<<<<

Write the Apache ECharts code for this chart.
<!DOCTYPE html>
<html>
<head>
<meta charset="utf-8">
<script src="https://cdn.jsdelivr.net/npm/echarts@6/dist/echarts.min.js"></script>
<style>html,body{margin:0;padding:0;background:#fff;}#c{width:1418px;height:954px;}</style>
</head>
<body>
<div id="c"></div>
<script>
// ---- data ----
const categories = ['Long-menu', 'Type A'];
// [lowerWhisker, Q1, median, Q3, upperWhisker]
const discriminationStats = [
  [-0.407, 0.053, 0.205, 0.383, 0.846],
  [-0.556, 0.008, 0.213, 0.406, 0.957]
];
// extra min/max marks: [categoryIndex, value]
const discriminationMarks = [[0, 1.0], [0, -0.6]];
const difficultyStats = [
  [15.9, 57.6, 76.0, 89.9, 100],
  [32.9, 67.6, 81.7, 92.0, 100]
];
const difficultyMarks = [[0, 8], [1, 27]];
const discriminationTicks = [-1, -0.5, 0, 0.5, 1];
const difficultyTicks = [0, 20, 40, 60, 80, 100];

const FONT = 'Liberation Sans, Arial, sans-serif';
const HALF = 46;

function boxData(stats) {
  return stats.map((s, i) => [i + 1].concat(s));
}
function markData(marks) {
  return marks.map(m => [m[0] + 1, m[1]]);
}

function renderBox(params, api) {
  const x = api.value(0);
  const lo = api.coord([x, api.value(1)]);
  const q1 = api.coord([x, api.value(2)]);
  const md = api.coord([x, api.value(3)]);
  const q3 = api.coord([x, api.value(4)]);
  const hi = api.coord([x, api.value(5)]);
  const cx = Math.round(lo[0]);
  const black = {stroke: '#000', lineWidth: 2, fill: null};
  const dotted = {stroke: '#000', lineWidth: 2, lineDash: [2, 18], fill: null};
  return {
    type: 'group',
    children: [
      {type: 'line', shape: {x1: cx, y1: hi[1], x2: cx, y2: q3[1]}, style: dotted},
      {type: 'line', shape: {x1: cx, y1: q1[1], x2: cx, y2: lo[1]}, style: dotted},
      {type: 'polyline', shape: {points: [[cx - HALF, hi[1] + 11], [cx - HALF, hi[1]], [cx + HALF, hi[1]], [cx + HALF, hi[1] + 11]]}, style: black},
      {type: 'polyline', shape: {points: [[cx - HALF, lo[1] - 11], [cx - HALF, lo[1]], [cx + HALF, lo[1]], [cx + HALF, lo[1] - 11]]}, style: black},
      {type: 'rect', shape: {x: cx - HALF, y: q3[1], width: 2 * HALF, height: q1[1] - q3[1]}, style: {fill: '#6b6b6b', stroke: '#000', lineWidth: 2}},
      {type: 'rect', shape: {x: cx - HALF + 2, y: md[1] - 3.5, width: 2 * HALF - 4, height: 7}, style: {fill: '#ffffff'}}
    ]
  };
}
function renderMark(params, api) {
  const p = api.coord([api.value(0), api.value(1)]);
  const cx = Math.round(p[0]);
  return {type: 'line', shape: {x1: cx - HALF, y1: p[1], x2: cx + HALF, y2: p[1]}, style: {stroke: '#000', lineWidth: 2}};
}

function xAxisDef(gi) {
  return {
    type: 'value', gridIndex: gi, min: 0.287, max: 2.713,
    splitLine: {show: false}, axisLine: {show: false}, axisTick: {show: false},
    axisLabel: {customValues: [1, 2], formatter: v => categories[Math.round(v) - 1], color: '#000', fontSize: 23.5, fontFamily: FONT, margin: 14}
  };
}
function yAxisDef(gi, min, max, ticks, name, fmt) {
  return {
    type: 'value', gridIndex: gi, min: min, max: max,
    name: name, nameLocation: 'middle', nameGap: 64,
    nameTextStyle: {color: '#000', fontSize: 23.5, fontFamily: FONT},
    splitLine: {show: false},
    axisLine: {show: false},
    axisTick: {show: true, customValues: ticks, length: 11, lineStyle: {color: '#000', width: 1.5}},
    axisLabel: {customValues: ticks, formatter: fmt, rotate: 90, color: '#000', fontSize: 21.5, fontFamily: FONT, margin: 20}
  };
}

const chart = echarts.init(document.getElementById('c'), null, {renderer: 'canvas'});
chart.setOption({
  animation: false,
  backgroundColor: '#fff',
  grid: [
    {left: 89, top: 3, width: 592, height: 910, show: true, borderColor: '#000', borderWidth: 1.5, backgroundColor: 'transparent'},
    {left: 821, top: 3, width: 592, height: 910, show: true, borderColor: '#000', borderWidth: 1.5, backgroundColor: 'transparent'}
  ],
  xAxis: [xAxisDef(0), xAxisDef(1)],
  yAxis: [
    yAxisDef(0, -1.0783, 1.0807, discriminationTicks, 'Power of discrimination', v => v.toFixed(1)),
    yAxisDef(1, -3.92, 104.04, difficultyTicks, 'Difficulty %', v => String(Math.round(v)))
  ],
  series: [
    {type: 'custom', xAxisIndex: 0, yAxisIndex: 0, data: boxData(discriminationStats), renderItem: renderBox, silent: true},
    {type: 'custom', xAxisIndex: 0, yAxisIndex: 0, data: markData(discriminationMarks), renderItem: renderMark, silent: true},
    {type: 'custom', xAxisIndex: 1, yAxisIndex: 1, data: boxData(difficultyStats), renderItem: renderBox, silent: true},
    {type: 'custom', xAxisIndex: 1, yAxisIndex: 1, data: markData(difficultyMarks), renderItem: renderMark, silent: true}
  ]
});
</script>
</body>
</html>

>>>>
<<<<

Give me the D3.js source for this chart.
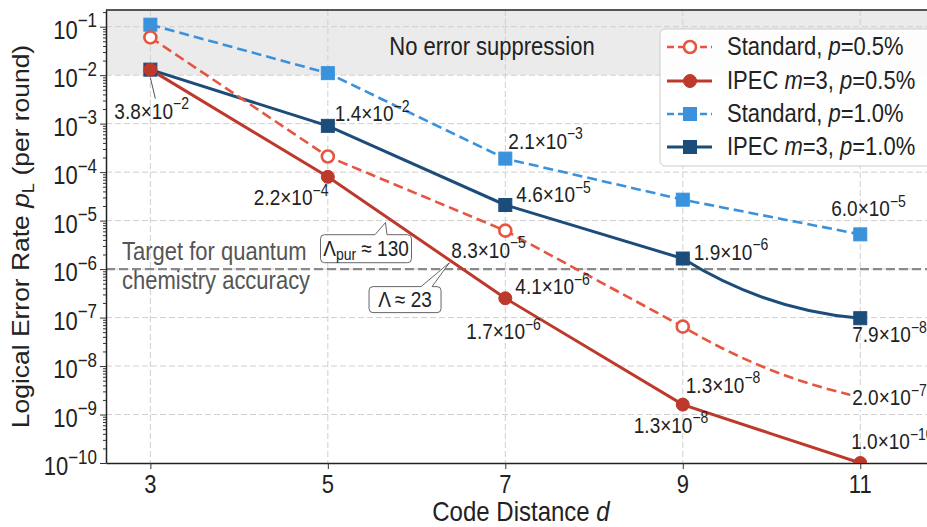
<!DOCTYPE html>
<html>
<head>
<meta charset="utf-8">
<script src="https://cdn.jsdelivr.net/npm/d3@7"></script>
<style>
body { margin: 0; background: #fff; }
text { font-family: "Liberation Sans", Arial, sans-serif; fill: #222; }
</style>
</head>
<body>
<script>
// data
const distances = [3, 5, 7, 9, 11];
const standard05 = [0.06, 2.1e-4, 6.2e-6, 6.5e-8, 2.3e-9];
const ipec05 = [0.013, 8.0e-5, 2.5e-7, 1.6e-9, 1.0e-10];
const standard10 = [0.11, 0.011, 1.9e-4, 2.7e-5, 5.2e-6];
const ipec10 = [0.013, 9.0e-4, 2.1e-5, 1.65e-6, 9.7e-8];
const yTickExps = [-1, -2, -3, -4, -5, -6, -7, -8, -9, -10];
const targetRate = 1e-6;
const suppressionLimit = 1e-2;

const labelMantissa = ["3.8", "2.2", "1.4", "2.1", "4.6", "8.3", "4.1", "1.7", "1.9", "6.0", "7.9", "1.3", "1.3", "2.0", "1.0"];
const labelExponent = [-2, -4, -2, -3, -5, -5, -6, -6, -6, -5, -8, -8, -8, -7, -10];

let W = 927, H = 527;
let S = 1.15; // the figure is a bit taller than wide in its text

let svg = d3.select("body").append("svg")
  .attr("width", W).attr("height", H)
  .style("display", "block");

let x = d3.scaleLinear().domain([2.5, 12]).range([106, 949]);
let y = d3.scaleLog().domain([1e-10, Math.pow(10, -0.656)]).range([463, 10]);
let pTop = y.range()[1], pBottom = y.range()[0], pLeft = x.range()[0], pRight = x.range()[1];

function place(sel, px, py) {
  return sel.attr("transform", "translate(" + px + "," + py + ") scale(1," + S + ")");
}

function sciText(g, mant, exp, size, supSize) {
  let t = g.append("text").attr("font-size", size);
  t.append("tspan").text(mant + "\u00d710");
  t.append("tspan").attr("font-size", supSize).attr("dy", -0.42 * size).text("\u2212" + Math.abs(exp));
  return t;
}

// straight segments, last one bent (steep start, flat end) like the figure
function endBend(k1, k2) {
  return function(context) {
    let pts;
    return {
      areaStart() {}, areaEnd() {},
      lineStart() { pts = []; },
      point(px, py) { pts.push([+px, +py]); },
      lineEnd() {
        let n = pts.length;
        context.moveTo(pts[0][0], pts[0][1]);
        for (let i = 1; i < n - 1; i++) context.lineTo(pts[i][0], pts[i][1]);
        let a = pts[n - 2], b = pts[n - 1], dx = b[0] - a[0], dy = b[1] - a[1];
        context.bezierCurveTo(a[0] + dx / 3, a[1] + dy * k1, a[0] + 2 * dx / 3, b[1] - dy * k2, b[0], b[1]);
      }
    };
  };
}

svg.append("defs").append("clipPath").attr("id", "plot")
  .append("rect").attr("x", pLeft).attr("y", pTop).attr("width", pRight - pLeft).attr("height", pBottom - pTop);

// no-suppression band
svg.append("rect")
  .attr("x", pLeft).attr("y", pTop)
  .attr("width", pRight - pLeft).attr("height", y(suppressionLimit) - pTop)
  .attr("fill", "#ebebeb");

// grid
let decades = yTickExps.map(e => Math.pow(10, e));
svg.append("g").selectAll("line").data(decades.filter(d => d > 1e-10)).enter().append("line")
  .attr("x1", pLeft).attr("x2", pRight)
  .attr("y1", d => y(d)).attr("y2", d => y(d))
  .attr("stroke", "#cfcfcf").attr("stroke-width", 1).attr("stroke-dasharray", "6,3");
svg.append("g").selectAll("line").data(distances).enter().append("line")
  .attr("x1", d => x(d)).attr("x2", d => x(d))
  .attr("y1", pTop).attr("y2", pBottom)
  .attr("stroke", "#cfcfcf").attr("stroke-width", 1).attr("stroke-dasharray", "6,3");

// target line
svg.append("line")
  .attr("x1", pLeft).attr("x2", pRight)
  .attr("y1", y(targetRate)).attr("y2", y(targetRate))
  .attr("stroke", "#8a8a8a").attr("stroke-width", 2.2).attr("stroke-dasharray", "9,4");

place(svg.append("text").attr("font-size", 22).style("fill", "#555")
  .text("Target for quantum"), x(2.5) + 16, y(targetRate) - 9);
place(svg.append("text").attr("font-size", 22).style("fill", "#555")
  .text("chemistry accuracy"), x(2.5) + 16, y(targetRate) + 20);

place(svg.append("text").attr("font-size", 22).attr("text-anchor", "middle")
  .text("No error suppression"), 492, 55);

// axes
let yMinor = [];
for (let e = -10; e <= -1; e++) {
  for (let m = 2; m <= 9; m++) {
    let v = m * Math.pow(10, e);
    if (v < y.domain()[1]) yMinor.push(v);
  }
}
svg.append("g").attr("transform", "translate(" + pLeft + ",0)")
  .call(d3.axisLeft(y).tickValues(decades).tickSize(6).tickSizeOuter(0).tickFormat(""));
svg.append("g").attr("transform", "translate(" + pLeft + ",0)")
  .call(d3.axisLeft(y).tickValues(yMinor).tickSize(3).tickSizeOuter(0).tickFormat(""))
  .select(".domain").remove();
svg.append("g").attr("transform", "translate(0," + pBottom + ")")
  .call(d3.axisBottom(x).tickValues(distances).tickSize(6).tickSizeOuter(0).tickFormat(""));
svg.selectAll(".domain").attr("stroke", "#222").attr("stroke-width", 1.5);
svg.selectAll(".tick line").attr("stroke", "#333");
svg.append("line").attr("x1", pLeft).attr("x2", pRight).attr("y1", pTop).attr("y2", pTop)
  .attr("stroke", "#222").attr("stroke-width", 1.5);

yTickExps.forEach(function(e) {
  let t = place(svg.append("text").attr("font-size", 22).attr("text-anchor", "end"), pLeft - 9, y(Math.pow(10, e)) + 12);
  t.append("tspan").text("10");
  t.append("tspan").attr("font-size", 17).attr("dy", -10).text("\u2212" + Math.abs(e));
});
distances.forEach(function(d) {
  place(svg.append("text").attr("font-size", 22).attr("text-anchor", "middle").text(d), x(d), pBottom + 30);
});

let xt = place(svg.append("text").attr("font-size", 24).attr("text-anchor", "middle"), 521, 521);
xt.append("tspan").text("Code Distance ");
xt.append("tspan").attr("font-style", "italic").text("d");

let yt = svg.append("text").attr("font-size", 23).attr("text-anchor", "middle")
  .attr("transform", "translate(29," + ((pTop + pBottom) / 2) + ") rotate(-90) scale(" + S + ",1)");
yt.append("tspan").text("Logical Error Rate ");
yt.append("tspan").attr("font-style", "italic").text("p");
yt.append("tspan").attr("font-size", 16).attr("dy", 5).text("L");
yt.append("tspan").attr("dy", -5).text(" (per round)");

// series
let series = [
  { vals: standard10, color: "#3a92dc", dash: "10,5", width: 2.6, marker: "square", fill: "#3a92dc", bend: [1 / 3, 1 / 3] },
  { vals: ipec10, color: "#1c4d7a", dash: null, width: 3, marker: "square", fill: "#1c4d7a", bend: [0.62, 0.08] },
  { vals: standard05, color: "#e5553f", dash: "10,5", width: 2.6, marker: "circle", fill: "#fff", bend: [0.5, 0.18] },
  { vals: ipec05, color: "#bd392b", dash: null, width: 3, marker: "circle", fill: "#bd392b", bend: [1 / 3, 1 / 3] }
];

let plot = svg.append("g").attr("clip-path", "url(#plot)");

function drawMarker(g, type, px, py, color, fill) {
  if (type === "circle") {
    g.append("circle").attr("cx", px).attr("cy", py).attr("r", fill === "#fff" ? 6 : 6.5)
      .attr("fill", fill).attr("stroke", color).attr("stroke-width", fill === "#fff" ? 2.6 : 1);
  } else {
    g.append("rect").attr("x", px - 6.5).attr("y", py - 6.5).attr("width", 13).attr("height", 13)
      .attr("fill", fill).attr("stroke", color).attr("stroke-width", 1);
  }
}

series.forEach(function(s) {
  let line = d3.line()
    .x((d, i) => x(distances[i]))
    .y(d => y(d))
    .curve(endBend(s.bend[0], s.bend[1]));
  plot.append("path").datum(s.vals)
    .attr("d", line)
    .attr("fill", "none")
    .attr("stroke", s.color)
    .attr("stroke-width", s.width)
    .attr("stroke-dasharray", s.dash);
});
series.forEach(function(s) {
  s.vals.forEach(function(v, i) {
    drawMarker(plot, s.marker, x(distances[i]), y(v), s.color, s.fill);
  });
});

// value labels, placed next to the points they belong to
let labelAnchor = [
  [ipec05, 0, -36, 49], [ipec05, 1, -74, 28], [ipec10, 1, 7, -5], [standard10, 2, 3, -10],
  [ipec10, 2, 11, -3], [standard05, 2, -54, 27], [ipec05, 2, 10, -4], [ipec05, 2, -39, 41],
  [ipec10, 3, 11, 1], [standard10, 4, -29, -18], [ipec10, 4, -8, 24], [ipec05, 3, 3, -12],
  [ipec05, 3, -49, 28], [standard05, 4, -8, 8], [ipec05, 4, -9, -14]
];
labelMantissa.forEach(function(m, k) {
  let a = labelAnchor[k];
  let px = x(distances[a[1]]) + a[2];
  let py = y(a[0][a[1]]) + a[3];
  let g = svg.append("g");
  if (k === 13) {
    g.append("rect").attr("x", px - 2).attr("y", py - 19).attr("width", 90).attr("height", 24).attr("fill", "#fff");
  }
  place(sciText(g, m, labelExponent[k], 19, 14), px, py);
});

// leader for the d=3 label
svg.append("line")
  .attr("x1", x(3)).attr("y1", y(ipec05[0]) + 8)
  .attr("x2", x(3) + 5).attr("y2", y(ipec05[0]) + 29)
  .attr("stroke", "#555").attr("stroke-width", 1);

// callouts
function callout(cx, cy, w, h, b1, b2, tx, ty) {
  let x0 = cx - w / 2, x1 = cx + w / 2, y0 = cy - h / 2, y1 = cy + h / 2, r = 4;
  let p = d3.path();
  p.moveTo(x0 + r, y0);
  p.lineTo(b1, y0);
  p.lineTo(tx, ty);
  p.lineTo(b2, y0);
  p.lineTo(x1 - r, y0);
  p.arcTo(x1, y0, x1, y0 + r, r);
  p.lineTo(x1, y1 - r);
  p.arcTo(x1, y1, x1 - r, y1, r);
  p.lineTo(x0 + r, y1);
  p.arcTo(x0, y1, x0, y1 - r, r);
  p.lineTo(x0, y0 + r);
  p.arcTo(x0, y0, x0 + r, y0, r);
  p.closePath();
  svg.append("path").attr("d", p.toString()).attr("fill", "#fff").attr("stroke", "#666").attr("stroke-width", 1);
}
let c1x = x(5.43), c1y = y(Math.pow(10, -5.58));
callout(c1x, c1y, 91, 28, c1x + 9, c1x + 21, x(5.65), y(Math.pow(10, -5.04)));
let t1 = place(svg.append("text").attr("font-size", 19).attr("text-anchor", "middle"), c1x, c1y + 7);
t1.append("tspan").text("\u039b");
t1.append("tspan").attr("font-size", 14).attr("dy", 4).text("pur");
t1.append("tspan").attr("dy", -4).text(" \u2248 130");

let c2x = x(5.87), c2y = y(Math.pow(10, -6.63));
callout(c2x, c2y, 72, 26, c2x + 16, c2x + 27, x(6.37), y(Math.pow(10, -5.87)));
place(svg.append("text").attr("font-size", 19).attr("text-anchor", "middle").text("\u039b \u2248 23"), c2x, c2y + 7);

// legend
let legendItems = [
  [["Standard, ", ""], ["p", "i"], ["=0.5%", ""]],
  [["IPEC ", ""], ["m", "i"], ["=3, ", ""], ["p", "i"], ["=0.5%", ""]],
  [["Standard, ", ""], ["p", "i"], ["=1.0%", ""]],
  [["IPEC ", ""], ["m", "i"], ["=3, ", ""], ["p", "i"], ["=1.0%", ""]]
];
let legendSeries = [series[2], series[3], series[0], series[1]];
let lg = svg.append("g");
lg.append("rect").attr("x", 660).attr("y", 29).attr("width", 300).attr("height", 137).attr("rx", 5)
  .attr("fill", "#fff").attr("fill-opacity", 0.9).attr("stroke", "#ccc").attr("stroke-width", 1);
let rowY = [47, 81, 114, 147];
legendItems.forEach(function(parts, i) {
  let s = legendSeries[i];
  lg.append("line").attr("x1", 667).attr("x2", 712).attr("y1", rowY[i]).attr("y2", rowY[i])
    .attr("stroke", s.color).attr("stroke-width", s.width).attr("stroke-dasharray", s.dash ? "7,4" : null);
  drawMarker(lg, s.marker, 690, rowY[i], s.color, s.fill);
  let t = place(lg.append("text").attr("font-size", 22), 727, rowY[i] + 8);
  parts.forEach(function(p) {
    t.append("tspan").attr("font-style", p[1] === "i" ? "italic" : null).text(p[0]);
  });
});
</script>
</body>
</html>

>>>>
<<<<

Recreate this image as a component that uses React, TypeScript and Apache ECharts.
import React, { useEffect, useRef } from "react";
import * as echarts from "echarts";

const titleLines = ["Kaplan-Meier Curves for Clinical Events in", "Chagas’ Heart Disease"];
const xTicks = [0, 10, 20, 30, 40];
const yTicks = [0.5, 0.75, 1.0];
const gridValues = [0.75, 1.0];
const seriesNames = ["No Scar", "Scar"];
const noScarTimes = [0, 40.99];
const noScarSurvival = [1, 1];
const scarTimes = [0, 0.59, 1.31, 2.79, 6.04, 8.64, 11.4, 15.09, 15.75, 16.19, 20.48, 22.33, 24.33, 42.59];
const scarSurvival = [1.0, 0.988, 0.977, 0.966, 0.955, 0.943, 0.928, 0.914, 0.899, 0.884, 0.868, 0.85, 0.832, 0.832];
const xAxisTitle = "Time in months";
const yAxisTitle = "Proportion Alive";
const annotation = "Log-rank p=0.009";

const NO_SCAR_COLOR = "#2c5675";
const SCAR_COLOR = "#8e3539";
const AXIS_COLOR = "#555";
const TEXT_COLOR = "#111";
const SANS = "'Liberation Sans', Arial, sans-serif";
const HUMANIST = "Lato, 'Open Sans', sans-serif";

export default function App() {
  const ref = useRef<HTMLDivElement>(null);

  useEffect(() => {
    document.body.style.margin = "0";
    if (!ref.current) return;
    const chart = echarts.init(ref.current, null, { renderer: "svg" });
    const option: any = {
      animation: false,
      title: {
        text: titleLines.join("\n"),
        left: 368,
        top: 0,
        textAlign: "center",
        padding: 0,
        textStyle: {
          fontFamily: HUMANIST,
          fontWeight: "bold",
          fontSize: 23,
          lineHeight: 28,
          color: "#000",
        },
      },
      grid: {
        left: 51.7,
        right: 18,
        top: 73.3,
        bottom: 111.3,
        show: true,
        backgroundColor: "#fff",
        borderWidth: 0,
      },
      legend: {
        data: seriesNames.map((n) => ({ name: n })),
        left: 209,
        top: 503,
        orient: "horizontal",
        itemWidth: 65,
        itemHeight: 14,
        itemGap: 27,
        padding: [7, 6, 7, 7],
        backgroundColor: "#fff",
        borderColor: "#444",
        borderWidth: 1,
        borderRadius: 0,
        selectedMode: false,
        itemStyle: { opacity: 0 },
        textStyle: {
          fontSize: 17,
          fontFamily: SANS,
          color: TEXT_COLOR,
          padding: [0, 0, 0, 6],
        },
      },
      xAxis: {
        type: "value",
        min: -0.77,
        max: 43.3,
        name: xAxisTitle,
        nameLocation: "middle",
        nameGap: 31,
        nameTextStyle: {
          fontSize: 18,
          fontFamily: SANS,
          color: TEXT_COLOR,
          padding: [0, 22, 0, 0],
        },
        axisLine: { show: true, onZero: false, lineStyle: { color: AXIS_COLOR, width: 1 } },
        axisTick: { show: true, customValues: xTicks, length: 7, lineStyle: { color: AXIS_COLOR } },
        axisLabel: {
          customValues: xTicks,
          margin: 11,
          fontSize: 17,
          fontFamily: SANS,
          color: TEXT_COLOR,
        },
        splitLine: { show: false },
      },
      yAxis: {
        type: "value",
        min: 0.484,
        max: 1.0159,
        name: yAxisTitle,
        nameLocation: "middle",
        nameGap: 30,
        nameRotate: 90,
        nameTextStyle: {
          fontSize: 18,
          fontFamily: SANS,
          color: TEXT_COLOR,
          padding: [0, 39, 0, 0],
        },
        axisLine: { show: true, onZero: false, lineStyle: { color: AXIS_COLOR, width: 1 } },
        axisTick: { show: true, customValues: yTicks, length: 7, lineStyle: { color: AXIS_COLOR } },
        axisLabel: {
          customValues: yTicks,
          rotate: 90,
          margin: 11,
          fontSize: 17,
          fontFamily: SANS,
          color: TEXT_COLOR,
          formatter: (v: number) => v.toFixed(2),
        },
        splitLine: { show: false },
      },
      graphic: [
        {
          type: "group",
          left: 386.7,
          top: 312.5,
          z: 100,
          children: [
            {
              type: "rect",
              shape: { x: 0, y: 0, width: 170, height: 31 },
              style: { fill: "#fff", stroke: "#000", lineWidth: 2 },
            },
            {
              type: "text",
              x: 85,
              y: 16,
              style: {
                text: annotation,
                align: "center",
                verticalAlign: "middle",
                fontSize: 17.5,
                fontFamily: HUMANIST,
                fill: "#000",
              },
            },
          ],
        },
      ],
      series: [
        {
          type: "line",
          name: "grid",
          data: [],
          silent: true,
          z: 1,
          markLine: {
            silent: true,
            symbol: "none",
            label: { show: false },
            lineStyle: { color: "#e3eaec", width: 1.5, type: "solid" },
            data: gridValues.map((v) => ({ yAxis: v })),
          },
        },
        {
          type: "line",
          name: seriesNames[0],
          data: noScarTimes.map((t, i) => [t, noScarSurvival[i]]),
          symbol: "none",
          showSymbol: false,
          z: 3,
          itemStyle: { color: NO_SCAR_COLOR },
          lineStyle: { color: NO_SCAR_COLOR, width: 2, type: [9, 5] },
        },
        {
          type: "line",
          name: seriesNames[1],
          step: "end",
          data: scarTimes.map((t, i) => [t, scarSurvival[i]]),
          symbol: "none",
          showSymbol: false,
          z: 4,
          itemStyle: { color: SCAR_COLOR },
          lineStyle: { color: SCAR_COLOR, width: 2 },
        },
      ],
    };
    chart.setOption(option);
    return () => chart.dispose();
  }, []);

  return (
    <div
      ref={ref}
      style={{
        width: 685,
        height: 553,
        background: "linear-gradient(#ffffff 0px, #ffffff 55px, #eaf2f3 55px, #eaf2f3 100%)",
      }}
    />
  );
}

>>>>

• **Task directions**: Your output shall consist solely of the lines from the line with "Recreate this image" to the line with "import * as", reproduced exactly, both ends included.

• **Reply**:
Recreate this image as a component that uses React, TypeScript and Apache ECharts.
import React, { useEffect, useRef } from "react";
import * as echarts from "echarts";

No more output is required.